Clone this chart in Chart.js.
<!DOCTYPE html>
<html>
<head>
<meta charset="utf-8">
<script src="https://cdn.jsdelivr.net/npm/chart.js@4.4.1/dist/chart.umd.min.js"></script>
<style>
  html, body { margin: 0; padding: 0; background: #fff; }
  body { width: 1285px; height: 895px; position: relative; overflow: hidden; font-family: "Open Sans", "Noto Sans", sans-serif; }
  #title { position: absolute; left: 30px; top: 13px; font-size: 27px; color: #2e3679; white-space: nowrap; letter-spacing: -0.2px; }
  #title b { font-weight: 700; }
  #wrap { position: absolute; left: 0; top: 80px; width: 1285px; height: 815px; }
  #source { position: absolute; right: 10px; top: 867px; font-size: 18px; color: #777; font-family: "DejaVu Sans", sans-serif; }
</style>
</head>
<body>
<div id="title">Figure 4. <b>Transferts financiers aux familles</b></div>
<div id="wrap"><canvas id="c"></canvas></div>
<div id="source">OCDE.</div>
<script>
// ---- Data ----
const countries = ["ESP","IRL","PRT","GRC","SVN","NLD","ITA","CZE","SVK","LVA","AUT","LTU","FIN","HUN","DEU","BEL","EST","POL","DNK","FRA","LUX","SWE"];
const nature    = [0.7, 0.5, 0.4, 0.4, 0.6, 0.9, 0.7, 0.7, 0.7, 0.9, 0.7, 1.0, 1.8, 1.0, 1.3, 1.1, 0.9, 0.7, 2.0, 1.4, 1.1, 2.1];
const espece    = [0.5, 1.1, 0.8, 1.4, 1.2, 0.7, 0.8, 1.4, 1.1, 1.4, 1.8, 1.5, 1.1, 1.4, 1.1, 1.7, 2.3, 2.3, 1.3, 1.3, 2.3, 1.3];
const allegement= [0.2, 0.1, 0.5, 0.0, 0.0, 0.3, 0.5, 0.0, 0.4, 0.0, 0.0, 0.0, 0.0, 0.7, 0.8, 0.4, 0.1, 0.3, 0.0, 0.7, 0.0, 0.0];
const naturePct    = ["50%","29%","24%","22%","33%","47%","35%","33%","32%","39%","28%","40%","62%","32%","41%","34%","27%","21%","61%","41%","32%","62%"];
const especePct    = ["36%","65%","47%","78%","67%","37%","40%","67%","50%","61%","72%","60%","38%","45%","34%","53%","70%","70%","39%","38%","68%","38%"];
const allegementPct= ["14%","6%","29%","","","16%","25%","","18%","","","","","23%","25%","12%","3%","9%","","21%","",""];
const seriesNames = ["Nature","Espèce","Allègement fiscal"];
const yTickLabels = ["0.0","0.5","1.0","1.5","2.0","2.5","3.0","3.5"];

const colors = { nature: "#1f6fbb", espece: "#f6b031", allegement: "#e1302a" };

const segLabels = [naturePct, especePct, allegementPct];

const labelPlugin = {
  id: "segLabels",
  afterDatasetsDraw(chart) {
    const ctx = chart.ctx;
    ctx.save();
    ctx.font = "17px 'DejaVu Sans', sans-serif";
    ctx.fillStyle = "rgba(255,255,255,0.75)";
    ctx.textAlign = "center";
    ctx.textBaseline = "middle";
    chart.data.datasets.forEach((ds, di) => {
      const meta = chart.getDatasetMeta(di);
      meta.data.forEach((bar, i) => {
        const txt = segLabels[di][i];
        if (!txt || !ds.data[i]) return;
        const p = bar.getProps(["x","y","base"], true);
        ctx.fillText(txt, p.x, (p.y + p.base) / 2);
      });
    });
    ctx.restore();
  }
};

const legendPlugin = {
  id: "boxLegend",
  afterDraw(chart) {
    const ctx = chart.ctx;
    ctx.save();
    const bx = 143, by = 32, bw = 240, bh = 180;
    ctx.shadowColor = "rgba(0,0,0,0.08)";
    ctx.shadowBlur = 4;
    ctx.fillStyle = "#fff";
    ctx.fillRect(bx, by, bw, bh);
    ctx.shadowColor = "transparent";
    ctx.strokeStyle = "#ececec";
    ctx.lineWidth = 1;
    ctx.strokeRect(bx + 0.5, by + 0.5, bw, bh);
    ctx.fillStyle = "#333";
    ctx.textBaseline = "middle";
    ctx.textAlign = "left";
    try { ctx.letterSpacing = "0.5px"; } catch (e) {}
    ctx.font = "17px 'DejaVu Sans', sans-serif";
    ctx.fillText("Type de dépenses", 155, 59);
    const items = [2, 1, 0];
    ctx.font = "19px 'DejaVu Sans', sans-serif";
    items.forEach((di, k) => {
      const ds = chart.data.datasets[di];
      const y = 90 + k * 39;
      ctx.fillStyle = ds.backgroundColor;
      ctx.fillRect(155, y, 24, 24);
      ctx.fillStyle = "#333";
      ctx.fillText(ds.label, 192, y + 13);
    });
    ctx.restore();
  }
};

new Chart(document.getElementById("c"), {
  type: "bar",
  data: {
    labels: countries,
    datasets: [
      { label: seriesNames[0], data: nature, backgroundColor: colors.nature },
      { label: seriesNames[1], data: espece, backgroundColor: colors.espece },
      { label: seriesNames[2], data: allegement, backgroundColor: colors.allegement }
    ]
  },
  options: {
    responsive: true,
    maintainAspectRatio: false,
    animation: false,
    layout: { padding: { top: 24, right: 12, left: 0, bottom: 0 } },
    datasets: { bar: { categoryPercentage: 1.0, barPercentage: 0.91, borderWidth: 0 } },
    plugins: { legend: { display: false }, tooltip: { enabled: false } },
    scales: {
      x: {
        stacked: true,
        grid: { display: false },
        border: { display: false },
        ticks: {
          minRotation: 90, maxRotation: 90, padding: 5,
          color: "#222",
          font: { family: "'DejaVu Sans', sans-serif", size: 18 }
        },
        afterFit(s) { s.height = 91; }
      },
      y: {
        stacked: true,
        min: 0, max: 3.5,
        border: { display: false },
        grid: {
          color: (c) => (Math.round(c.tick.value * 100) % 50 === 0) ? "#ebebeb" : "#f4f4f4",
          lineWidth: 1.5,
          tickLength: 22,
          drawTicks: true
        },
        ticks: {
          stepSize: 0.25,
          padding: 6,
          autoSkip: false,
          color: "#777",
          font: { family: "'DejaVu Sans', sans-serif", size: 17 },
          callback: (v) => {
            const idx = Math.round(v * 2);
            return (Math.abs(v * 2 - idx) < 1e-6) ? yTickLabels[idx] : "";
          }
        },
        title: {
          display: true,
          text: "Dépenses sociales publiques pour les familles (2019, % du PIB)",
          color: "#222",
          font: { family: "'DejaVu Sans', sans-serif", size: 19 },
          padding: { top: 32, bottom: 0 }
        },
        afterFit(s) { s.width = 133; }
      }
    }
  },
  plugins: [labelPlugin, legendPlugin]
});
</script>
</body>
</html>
○ ○ ○ ○ ○ ○ ○
Please repeat word for word the lines above that run from the beginning through the line containing "const segLabels = [naturePct, especePct, allegementPct];", keeping both the first and that last line.

### Solution
Clone this chart in Chart.js.
<!DOCTYPE html>
<html>
<head>
<meta charset="utf-8">
<script src="https://cdn.jsdelivr.net/npm/chart.js@4.4.1/dist/chart.umd.min.js"></script>
<style>
  html, body { margin: 0; padding: 0; background: #fff; }
  body { width: 1285px; height: 895px; position: relative; overflow: hidden; font-family: "Open Sans", "Noto Sans", sans-serif; }
  #title { position: absolute; left: 30px; top: 13px; font-size: 27px; color: #2e3679; white-space: nowrap; letter-spacing: -0.2px; }
  #title b { font-weight: 700; }
  #wrap { position: absolute; left: 0; top: 80px; width: 1285px; height: 815px; }
  #source { position: absolute; right: 10px; top: 867px; font-size: 18px; color: #777; font-family: "DejaVu Sans", sans-serif; }
</style>
</head>
<body>
<div id="title">Figure 4. <b>Transferts financiers aux familles</b></div>
<div id="wrap"><canvas id="c"></canvas></div>
<div id="source">OCDE.</div>
<script>
// ---- Data ----
const countries = ["ESP","IRL","PRT","GRC","SVN","NLD","ITA","CZE","SVK","LVA","AUT","LTU","FIN","HUN","DEU","BEL","EST","POL","DNK","FRA","LUX","SWE"];
const nature    = [0.7, 0.5, 0.4, 0.4, 0.6, 0.9, 0.7, 0.7, 0.7, 0.9, 0.7, 1.0, 1.8, 1.0, 1.3, 1.1, 0.9, 0.7, 2.0, 1.4, 1.1, 2.1];
const espece    = [0.5, 1.1, 0.8, 1.4, 1.2, 0.7, 0.8, 1.4, 1.1, 1.4, 1.8, 1.5, 1.1, 1.4, 1.1, 1.7, 2.3, 2.3, 1.3, 1.3, 2.3, 1.3];
const allegement= [0.2, 0.1, 0.5, 0.0, 0.0, 0.3, 0.5, 0.0, 0.4, 0.0, 0.0, 0.0, 0.0, 0.7, 0.8, 0.4, 0.1, 0.3, 0.0, 0.7, 0.0, 0.0];
const naturePct    = ["50%","29%","24%","22%","33%","47%","35%","33%","32%","39%","28%","40%","62%","32%","41%","34%","27%","21%","61%","41%","32%","62%"];
const especePct    = ["36%","65%","47%","78%","67%","37%","40%","67%","50%","61%","72%","60%","38%","45%","34%","53%","70%","70%","39%","38%","68%","38%"];
const allegementPct= ["14%","6%","29%","","","16%","25%","","18%","","","","","23%","25%","12%","3%","9%","","21%","",""];
const seriesNames = ["Nature","Espèce","Allègement fiscal"];
const yTickLabels = ["0.0","0.5","1.0","1.5","2.0","2.5","3.0","3.5"];

const colors = { nature: "#1f6fbb", espece: "#f6b031", allegement: "#e1302a" };

const segLabels = [naturePct, especePct, allegementPct];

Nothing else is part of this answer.